Task =>
How many lines of the data include the string "with"? State the number and nothing else.

Data for the task =>
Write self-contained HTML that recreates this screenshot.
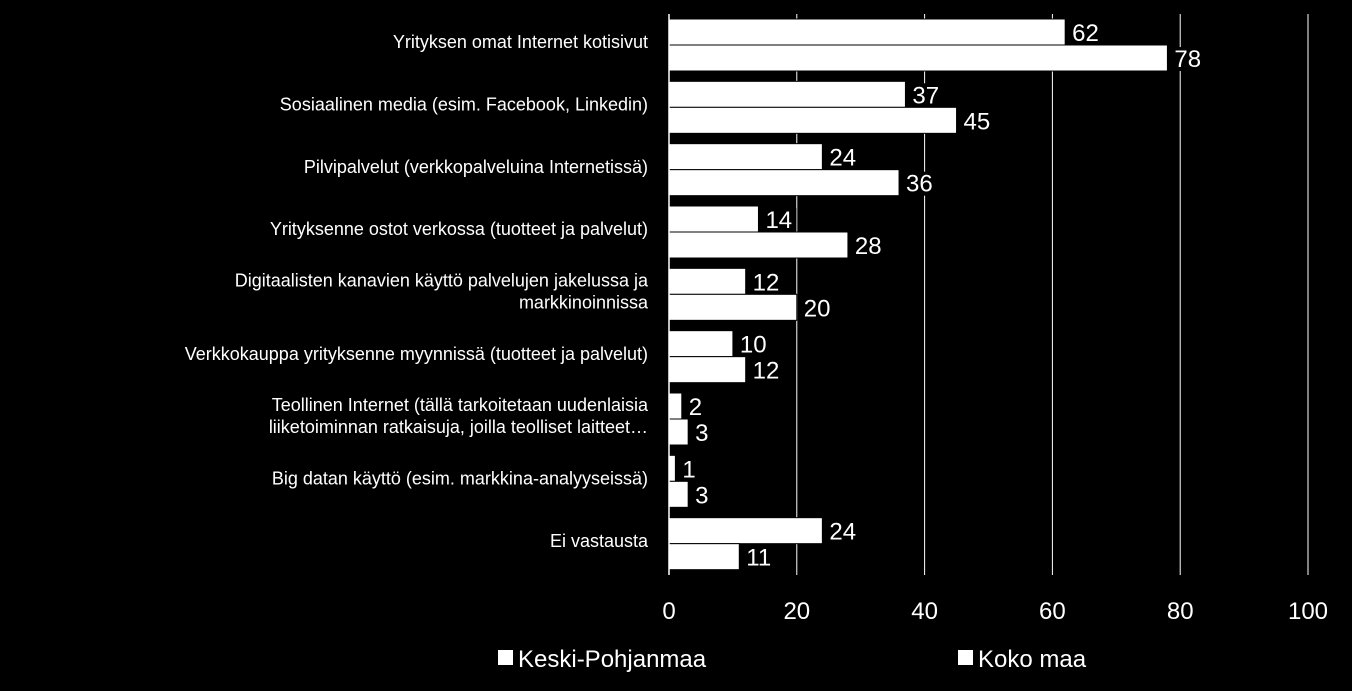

...

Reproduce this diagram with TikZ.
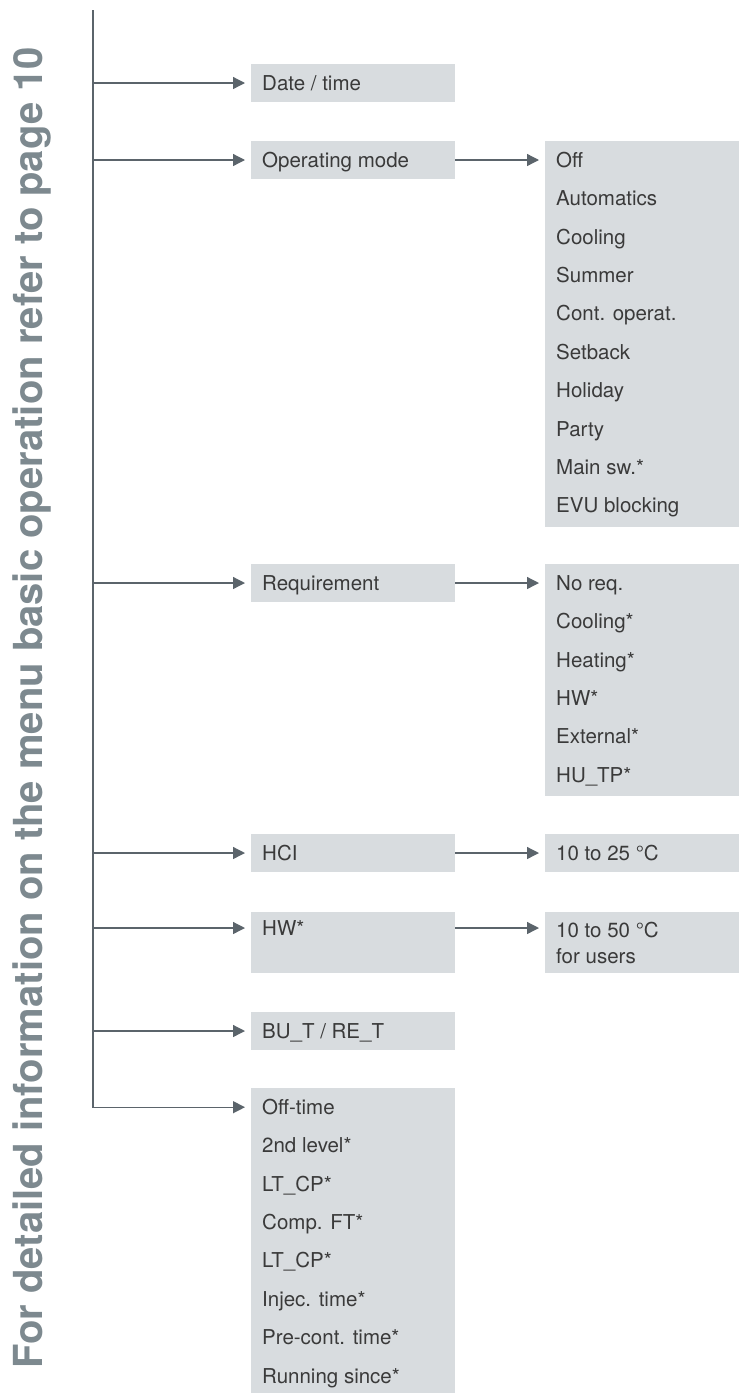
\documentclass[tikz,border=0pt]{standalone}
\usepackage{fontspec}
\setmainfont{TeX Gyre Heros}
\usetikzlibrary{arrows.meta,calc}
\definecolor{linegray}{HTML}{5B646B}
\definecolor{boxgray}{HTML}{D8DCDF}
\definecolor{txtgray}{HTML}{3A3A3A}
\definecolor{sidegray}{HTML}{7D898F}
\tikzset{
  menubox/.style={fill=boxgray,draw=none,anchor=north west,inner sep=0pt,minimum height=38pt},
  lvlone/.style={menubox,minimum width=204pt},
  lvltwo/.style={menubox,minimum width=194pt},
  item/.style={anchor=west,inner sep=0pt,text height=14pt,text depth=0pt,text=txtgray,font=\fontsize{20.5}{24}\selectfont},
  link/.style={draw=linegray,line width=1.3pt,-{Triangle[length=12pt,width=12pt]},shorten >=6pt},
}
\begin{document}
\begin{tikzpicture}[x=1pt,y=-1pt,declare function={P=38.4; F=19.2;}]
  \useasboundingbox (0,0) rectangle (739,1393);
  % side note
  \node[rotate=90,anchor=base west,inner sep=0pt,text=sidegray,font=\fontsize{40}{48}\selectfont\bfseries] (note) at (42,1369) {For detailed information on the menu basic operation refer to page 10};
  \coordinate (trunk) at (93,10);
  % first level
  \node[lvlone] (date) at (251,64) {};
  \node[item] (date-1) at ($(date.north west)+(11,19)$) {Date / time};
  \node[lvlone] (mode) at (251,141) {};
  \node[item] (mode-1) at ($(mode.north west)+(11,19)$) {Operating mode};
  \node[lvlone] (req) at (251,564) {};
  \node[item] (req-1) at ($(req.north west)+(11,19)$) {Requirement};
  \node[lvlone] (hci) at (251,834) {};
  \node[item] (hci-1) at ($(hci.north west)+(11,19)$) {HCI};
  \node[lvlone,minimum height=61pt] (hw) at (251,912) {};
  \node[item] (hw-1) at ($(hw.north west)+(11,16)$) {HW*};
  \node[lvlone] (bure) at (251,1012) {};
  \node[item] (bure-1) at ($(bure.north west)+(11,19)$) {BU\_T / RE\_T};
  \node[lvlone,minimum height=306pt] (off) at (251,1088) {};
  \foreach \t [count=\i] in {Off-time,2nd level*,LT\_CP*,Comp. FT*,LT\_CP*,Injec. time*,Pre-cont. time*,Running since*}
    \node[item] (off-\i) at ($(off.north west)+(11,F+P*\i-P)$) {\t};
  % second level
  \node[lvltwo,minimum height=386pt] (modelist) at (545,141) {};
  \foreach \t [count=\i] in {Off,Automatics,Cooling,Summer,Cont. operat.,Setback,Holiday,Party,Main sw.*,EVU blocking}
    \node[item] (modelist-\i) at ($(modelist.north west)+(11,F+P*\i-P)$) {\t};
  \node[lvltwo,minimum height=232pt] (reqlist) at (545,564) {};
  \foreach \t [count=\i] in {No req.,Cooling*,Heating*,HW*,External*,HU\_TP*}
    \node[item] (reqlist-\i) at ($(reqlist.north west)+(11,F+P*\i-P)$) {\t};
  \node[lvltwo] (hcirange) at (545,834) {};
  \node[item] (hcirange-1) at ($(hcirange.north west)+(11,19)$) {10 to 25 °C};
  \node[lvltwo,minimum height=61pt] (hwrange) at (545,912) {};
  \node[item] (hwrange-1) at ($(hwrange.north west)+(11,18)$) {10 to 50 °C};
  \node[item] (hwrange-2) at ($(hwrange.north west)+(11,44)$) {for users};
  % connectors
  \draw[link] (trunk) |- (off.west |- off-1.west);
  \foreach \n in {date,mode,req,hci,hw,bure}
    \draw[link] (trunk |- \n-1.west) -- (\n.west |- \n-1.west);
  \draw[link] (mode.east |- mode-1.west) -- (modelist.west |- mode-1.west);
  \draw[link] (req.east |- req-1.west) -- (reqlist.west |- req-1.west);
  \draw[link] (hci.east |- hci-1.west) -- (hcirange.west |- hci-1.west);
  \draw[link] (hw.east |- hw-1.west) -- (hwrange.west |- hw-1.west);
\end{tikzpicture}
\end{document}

==

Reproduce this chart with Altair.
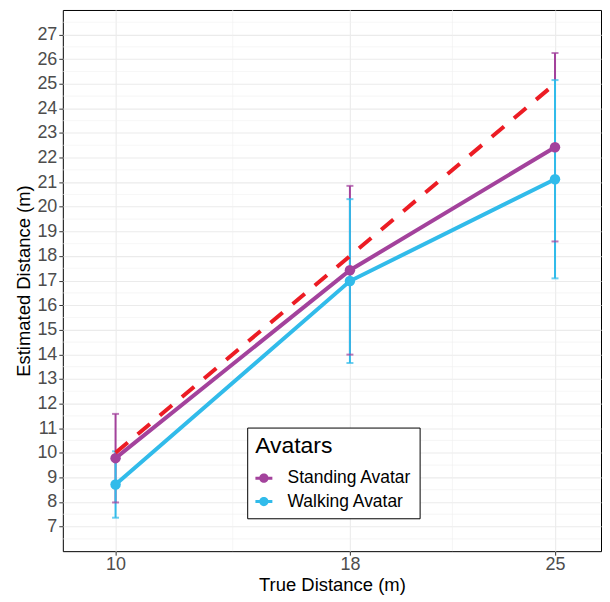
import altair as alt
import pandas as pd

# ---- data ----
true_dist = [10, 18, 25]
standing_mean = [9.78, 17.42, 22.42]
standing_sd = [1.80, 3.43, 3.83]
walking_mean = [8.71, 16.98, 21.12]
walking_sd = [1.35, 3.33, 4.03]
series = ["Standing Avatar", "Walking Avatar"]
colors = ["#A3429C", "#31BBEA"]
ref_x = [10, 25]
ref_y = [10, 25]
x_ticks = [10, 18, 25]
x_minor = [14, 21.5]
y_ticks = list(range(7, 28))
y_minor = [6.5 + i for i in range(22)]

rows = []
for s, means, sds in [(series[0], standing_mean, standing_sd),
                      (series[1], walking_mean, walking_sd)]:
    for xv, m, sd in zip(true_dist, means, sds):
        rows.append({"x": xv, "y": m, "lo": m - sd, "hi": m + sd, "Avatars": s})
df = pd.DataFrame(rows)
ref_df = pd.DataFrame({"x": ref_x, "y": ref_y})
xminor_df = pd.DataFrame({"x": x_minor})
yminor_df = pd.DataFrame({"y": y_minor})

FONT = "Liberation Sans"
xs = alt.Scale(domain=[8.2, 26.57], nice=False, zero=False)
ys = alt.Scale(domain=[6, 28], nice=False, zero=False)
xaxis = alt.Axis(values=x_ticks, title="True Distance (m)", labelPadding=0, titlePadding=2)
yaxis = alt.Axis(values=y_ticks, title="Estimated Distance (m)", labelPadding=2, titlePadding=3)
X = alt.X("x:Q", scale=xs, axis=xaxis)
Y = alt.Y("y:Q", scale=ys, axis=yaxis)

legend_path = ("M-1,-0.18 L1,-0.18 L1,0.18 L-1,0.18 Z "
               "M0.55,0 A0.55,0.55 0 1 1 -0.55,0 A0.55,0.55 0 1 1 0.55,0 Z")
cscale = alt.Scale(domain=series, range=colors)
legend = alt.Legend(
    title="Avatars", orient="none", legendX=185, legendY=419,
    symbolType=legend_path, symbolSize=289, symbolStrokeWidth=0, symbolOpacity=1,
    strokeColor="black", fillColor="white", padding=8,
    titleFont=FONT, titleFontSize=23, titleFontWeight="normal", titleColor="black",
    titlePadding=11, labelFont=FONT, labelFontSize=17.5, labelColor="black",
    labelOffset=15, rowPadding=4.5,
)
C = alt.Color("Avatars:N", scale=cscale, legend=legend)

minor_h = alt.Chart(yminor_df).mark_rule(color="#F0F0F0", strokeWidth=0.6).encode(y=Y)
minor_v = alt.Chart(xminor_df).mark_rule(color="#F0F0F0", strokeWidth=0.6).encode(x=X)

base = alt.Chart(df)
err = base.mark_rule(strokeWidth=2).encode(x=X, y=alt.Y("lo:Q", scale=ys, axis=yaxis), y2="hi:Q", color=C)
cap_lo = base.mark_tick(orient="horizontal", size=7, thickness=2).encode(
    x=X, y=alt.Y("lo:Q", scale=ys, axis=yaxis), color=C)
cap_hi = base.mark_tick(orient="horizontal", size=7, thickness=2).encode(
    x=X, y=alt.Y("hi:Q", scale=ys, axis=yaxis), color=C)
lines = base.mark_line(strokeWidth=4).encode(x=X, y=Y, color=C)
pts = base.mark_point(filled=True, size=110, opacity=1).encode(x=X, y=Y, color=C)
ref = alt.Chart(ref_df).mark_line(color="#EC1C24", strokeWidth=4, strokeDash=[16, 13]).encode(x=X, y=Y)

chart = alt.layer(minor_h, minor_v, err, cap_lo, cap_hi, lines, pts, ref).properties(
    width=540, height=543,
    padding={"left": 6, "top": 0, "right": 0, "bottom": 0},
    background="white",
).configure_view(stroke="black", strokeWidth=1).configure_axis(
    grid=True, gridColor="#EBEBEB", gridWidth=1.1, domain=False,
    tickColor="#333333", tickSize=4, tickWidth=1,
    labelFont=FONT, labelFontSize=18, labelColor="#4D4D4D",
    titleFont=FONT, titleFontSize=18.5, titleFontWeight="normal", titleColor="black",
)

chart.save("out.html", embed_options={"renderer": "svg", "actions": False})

Result =>
2